Colonialism and the District Administrator

Reflecting on a colonial past is hard but must be done sensibly

In a 2005 speech at Oxford University former Indian Prime Minister Manmohan Singh gave a quiet but significant nod to some of the positives of India’s colonial legacy. When discussing British Imperial rule can conjure images of all-out subjugation, or is darkly evoked in movies like Avatar, reflecting on colonialism’s positive attributes can be a tricky and awkward task.

From ‘courts, clerks and contracts’ to the benefits of the English language, Singh’s thoughtful reflections cast light not only on Britain’s rule of India but other far-away places touched and governed by British institutions, laws and customs.

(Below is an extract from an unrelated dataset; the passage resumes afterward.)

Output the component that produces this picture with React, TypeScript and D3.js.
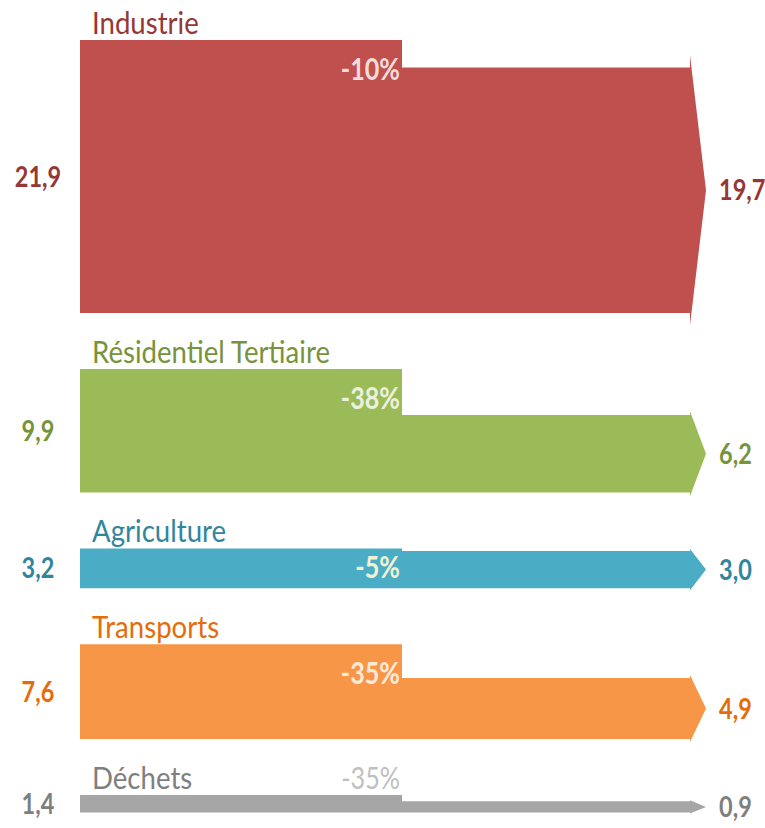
import { useEffect, useRef } from 'react';
import * as d3 from 'd3';

const categories = ['Industrie', 'Résidentiel Tertiaire', 'Agriculture', 'Transports', 'Déchets'];
const startValues = [21.9, 9.9, 3.2, 7.6, 1.4];
const endValues = [19.7, 6.2, 3.0, 4.9, 0.9];
const changeLabels = ['-10%', '-38%', '-5%', '-35%', '-35%'];

const fillColors = ['#C0504D', '#9BBB59', '#4BACC6', '#F79646', '#A6A6A6'];
const textColors = ['#953735', '#77933C', '#31859C', '#E46C0A', '#7F7F7F'];
const changeColors = ['#F2DCDB', '#EBF1DE', '#F2F2D0', '#FDE9D9', '#BFBFBF'];

const fmt = (v: number) => v.toFixed(1).replace('.', ',');
const FONT = 'Lato, "Open Sans", sans-serif';

type Sel = d3.Selection<SVGGElement, unknown, null, undefined>;

// the original uses a narrow face, so Lato gets squeezed horizontally
const addText = (
  g: Sel, x: number, y: number, str: string,
  opts: { size: number; weight?: number; fill: string; anchor?: string; dy?: string; squeeze?: number }
) => {
  g.append('g')
    .attr('transform', `translate(${x},${y}) scale(${opts.squeeze || 0.84},1)`)
    .append('text')
    .attr('text-anchor', opts.anchor || 'start')
    .attr('dy', opts.dy || null)
    .attr('font-family', FONT)
    .attr('font-size', opts.size)
    .attr('font-weight', opts.weight || 400)
    .attr('fill', opts.fill)
    .text(str);
};

const App = () => {
  const svgRef = useRef<SVGSVGElement>(null);

  useEffect(() => {
    const width = 765;
    const height = 828;
    const x0 = 80;      // start of bars
    const xMid = 402;   // where the value changes
    const xEnd = 690;   // start of arrow head
    const tip = 16;     // arrow head length
    const gap = 56;
    const top0 = 40;

    const svg = d3.select(svgRef.current);
    svg.selectAll('*').remove();
    svg.attr('width', width).attr('height', height);

    const h = d3.scaleLinear().domain([0, 21.9]).range([0, 273]);

    let cursor = top0;
    const bands = categories.map((name, i) => {
      const top = cursor;
      const bottom = top + h(startValues[i]);
      cursor = bottom + gap;
      return { name, i, top, bottom, rTop: bottom - h(endValues[i]) };
    });

    const g = svg.append('g') as Sel;

    bands.forEach(({ name, i, top, bottom, rTop }) => {
      const hs = bottom - top;
      const he = bottom - rTop;
      const wing = Math.max(1, he * 0.05);
      const mid = (rTop + bottom) / 2;
      const p = d3.path();
      p.moveTo(x0, top);
      p.lineTo(xMid, top);
      p.lineTo(xMid, rTop);
      p.lineTo(xEnd, rTop);
      p.lineTo(xEnd, rTop - wing);
      p.lineTo(xEnd + tip, mid);
      p.lineTo(xEnd, bottom + wing);
      p.lineTo(xEnd, bottom);
      p.lineTo(x0, bottom);
      p.closePath();

      g.append('path').attr('d', p.toString()).attr('fill', fillColors[i]);

      // category label
      addText(g, x0 + 12, top - 6, name, { size: 30, weight: 400, fill: textColors[i], squeeze: 0.92 });

      // start / end values
      addText(g, 38, (top + bottom) / 2, fmt(startValues[i]), {
        size: 28, weight: 700, fill: textColors[i], anchor: 'middle', dy: '0.36em',
      });
      addText(g, 719, mid, fmt(endValues[i]), {
        size: 28, weight: 700, fill: textColors[i], dy: '0.36em',
      });

      // change label
      let ly = top + 40;
      if (hs < 20) ly = top - 6;
      else if (hs < 60) ly = (top + bottom) / 2 + 10;
      addText(g, xMid - 2, ly, changeLabels[i], {
        size: 30, weight: hs < 20 ? 400 : 700, fill: changeColors[i], anchor: 'end',
      });
    });
  }, []);

  return <svg ref={svgRef} style={{ display: 'block', position: 'absolute', left: 0, top: 0 }} />;
};

export default App;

Among the islands of the South Pacific the British applied a similar governance template to its commitments in the sub-continent and parts of Africa. The steady decline of the French, Spanish and Portuguese Empires, and the Allied ascendance after World War Two meant that, from the impenetrable highlands of Papua New Guinea to the remote archipelagos of the Solomon Islands, the British Empire (and by de facto Australia) had responsibilities to the local inhabitants in these isolated parts of the world.

Unfortunately many believe that the British actively underdeveloped these areas or spent their days preoccupied only with class, rank and ceremony.

Perhaps the prime counter-example of this, however, is the role of the District Administrator. Deployed by the British Colonial Service the ‘DA’ was responsible for ‘peace, order and good government’ often among thousands of people and across as many square miles.